• DATA FOR THIS EXERCISE:
START

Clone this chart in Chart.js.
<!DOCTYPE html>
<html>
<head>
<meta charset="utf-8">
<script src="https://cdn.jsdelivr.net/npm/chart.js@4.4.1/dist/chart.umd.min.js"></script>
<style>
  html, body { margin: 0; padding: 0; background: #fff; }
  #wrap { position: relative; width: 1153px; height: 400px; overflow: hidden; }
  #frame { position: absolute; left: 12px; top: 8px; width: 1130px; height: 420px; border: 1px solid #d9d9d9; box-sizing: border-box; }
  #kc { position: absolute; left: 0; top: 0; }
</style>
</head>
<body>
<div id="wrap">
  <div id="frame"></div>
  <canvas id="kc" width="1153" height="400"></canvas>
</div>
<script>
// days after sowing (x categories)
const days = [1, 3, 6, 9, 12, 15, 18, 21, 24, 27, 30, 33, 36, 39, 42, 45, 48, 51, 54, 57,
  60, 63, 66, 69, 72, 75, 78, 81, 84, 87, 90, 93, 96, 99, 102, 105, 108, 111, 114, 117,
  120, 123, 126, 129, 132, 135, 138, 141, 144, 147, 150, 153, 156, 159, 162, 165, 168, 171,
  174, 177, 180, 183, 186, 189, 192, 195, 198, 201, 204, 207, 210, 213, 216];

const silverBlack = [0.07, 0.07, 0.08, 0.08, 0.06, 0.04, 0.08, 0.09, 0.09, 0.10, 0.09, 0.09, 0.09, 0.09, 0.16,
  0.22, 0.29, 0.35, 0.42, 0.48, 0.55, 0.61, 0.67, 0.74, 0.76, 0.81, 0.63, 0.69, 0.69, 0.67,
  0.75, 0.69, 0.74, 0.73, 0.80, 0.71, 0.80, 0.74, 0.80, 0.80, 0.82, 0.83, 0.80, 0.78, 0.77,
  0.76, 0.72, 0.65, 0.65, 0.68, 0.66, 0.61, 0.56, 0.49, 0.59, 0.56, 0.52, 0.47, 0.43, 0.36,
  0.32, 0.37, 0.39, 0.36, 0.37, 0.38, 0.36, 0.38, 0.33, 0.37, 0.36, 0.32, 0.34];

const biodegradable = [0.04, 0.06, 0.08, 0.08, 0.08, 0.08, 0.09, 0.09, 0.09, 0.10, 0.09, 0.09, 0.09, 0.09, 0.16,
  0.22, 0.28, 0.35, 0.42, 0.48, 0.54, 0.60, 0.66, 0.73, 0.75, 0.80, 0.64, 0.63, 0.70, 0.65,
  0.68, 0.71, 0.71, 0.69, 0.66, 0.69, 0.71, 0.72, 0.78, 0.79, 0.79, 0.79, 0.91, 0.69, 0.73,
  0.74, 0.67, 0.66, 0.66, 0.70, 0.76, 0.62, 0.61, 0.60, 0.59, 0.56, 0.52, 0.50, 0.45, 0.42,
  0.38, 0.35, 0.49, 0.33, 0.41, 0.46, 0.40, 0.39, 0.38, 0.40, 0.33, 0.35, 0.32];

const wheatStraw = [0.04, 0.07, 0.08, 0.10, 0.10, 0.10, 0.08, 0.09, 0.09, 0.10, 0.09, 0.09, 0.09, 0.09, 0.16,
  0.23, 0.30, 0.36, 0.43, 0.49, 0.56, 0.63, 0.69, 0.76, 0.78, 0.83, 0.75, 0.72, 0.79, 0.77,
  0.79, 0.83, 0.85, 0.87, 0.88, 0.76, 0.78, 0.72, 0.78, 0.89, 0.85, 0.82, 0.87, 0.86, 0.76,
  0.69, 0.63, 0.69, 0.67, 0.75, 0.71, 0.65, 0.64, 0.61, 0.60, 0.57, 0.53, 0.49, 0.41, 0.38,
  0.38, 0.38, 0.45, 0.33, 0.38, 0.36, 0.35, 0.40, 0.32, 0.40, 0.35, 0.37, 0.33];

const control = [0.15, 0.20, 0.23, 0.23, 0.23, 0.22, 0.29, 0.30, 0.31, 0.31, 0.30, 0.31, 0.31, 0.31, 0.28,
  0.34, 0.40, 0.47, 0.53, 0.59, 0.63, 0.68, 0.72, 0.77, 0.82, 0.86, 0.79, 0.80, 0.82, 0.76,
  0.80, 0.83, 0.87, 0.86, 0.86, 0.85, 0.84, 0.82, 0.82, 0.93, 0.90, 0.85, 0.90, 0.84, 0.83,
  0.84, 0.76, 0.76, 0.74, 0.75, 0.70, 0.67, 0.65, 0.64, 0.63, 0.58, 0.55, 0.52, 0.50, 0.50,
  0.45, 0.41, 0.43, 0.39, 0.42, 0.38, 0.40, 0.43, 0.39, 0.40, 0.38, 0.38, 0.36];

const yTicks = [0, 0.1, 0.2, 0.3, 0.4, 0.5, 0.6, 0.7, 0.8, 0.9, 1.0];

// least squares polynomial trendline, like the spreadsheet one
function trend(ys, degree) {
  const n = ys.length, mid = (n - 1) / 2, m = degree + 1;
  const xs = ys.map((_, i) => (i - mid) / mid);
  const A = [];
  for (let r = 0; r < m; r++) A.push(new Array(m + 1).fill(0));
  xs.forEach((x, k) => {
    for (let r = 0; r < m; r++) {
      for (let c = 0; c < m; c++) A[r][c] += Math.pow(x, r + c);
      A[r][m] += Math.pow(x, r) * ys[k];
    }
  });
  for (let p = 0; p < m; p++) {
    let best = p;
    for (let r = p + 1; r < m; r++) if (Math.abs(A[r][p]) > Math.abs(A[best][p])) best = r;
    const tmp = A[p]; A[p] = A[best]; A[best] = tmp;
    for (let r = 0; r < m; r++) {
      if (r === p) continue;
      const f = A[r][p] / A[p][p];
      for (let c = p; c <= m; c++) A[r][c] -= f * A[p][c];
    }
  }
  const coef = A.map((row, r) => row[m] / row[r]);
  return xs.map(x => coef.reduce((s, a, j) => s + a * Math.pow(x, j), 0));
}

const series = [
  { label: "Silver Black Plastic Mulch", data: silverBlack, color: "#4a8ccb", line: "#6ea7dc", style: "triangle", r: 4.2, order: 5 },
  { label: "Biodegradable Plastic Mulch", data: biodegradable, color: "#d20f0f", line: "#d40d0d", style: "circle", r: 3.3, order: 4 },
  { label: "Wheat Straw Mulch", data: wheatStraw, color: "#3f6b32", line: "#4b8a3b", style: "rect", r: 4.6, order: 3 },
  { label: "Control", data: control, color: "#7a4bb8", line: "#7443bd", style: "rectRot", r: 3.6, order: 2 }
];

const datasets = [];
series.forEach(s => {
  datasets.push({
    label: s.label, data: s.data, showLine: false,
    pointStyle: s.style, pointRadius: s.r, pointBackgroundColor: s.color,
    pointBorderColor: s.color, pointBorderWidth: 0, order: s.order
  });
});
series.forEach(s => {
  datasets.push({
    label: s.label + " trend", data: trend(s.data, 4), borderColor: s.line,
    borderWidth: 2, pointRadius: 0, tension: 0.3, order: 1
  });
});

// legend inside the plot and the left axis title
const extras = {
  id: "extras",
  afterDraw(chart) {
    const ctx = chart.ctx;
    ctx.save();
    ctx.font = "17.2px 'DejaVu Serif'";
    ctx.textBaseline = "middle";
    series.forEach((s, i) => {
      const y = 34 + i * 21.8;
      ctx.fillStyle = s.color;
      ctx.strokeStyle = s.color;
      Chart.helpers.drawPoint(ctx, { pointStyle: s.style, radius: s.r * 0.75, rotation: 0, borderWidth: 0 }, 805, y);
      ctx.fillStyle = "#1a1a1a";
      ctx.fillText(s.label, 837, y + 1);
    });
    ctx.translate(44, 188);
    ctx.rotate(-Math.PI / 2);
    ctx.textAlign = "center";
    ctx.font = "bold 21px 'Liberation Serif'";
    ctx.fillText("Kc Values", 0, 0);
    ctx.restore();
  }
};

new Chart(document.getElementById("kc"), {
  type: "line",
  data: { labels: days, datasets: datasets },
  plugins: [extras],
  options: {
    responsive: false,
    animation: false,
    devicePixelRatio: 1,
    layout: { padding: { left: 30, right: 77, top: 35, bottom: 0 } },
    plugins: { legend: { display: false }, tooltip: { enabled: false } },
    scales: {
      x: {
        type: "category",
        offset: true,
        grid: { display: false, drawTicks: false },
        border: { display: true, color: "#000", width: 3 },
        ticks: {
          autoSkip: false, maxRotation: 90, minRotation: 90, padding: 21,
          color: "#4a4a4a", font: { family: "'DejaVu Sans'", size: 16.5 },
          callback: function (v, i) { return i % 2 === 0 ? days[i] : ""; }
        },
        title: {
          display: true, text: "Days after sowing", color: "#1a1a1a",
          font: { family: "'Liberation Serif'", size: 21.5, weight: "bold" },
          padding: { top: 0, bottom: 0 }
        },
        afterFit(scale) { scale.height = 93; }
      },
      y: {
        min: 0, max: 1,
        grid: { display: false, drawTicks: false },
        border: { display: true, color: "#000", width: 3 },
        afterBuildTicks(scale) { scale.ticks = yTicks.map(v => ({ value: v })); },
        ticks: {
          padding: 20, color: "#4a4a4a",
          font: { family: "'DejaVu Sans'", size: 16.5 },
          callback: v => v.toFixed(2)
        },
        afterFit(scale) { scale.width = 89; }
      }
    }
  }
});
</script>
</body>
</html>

END
START

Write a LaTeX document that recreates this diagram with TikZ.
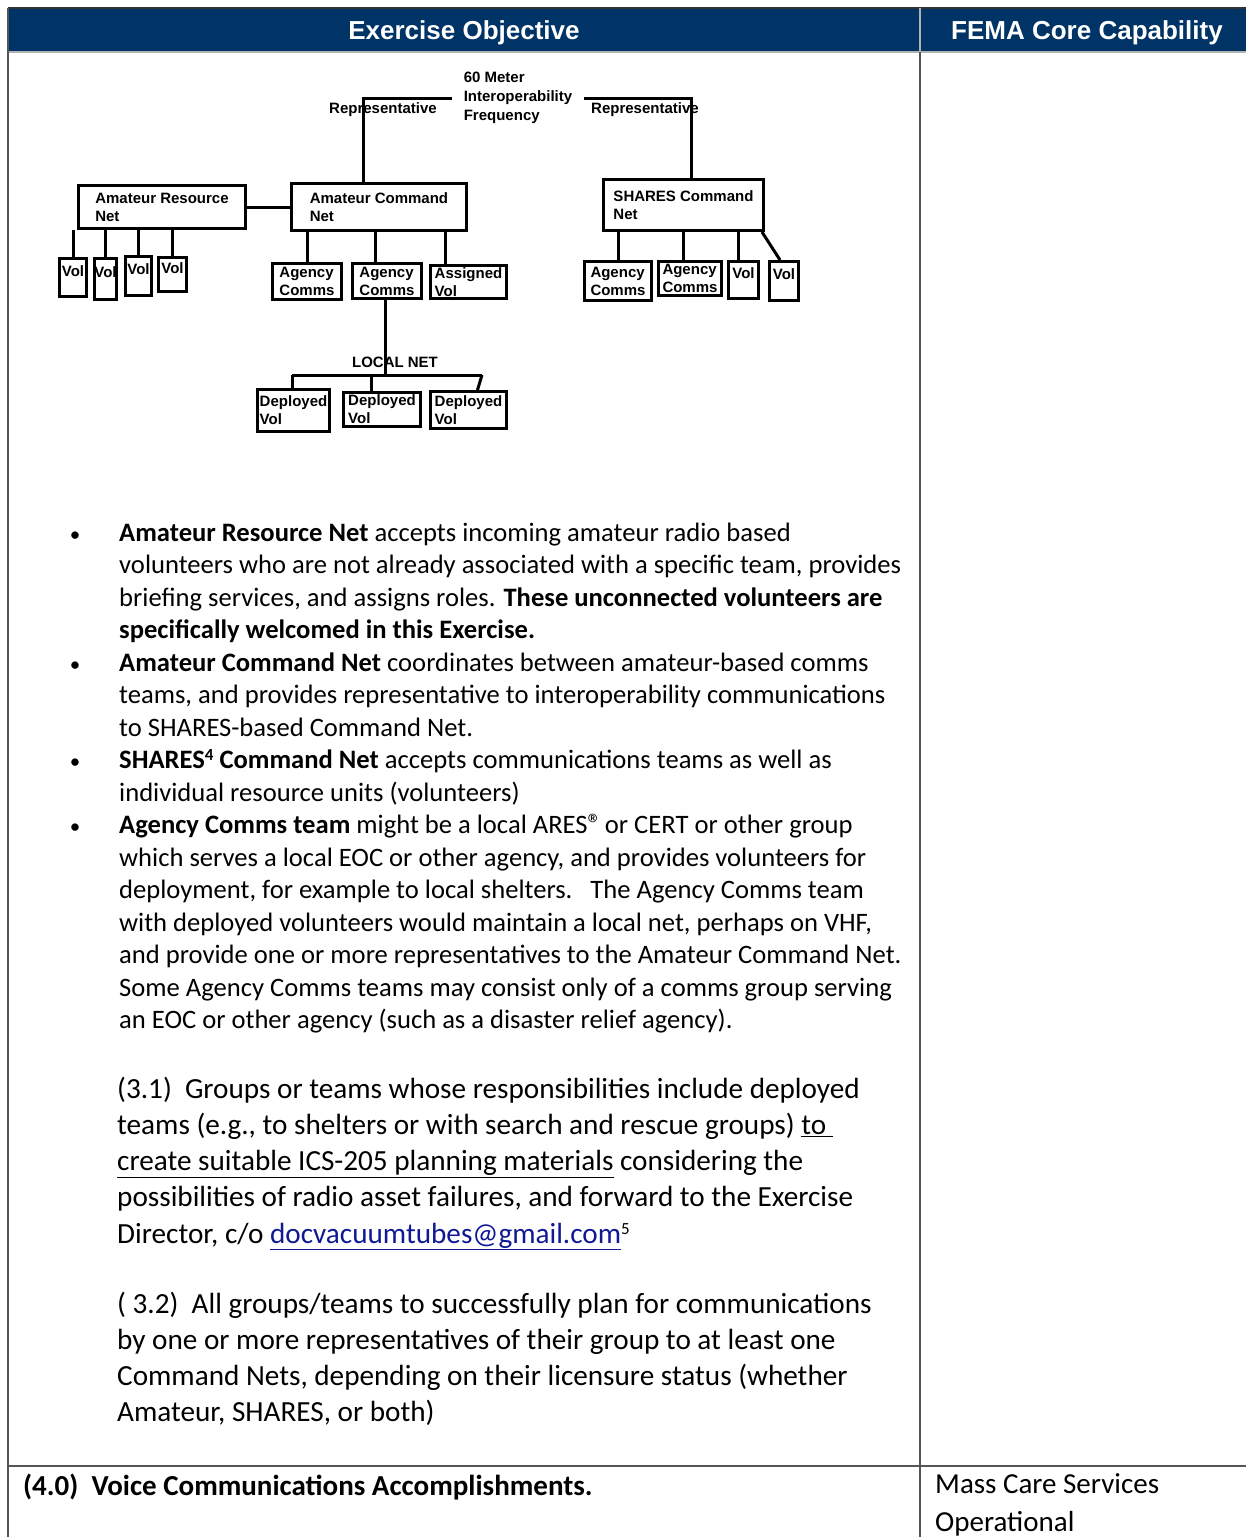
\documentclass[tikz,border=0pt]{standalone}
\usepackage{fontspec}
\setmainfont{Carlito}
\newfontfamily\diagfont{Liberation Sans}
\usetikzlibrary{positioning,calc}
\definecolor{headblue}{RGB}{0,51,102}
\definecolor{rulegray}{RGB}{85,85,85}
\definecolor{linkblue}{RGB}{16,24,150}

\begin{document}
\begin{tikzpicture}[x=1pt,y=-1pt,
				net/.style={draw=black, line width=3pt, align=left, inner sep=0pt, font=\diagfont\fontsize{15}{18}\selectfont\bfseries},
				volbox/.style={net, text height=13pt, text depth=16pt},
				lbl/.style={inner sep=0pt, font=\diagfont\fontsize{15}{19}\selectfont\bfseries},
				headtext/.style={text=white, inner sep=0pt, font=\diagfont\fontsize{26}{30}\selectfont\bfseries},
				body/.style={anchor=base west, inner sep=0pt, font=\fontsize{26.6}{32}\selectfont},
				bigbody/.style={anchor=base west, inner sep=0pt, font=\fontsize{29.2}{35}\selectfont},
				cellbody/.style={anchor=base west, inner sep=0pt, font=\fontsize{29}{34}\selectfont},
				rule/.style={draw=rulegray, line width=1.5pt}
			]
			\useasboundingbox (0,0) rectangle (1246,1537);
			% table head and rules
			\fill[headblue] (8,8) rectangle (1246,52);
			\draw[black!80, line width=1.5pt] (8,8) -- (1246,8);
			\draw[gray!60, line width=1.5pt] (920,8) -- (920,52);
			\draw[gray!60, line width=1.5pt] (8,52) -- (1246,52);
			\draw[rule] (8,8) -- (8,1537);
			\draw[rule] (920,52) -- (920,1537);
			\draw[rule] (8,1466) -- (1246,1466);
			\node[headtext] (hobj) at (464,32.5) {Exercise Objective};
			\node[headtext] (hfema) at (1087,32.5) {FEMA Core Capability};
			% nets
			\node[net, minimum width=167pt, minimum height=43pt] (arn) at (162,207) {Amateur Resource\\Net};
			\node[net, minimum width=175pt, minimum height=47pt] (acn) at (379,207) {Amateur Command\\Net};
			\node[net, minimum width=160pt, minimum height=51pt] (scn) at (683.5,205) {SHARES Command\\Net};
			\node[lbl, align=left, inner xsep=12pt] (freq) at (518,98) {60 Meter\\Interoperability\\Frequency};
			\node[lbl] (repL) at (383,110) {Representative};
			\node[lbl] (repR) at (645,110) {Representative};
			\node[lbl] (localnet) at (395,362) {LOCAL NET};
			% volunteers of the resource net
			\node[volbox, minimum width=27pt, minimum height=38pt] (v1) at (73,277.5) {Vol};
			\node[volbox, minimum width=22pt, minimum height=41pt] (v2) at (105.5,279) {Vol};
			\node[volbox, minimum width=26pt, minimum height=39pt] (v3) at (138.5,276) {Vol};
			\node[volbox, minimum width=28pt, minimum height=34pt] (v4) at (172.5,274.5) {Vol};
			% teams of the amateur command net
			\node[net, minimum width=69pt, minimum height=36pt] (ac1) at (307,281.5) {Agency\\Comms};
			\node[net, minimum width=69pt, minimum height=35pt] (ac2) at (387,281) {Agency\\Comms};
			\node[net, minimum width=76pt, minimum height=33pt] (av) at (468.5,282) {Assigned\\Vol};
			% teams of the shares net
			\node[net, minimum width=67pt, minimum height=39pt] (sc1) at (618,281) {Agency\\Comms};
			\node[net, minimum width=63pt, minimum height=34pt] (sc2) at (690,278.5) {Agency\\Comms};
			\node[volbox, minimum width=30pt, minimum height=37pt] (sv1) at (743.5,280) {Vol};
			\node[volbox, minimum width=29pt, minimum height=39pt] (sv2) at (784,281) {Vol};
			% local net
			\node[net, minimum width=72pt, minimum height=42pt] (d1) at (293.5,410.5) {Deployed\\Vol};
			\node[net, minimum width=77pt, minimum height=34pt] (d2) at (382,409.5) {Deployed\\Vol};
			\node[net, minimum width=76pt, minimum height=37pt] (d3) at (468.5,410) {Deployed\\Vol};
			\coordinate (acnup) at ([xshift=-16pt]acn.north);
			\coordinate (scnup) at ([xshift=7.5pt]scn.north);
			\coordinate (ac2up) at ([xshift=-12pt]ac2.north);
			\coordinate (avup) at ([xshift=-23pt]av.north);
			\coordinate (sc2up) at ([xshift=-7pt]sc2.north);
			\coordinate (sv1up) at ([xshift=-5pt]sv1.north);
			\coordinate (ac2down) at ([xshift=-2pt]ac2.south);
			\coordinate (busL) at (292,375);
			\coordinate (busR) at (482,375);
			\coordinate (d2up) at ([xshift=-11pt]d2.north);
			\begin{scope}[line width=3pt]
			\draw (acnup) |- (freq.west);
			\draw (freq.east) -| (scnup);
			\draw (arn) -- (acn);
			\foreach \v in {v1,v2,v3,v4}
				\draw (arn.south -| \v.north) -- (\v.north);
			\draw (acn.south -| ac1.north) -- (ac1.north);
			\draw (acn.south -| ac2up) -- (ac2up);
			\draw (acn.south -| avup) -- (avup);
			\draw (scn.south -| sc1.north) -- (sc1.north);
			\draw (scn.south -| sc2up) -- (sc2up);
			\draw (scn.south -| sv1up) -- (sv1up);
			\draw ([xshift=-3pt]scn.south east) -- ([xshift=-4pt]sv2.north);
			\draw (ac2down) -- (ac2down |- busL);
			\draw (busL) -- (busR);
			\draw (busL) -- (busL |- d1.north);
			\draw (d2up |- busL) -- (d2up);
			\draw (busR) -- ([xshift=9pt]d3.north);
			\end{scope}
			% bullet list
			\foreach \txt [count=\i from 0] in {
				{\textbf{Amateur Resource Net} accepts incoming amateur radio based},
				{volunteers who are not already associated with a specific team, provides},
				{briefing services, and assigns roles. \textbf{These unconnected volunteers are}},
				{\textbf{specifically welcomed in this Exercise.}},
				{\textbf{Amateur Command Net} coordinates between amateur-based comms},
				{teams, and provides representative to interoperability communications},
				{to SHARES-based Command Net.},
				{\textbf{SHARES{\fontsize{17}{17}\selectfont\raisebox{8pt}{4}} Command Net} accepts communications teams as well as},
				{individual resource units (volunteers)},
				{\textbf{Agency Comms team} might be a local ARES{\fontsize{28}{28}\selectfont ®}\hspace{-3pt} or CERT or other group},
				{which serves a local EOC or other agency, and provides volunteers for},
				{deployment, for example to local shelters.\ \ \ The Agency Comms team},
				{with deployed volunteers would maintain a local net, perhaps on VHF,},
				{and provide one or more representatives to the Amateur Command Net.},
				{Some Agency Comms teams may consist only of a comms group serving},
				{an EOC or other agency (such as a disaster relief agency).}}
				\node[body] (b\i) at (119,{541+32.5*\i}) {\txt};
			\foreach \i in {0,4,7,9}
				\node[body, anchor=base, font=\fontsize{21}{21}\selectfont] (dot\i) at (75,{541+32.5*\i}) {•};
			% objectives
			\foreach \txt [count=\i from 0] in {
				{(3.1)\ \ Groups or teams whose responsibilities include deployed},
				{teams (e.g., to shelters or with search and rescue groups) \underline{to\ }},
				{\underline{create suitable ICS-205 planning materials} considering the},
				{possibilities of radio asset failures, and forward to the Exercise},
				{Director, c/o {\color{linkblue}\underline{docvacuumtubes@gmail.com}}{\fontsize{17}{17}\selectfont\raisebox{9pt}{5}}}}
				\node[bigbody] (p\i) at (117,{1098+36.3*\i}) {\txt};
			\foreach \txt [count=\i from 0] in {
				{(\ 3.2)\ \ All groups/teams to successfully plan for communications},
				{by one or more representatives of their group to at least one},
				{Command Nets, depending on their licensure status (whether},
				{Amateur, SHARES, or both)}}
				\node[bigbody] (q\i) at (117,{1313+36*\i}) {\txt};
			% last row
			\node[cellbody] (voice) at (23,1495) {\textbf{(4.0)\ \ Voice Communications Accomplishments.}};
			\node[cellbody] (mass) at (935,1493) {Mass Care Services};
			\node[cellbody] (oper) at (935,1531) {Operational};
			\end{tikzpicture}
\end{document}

END

• TASK STATEMENT: From the material above, count the lines that include "with" and give only the total.

• RESPONSE BELOW: 4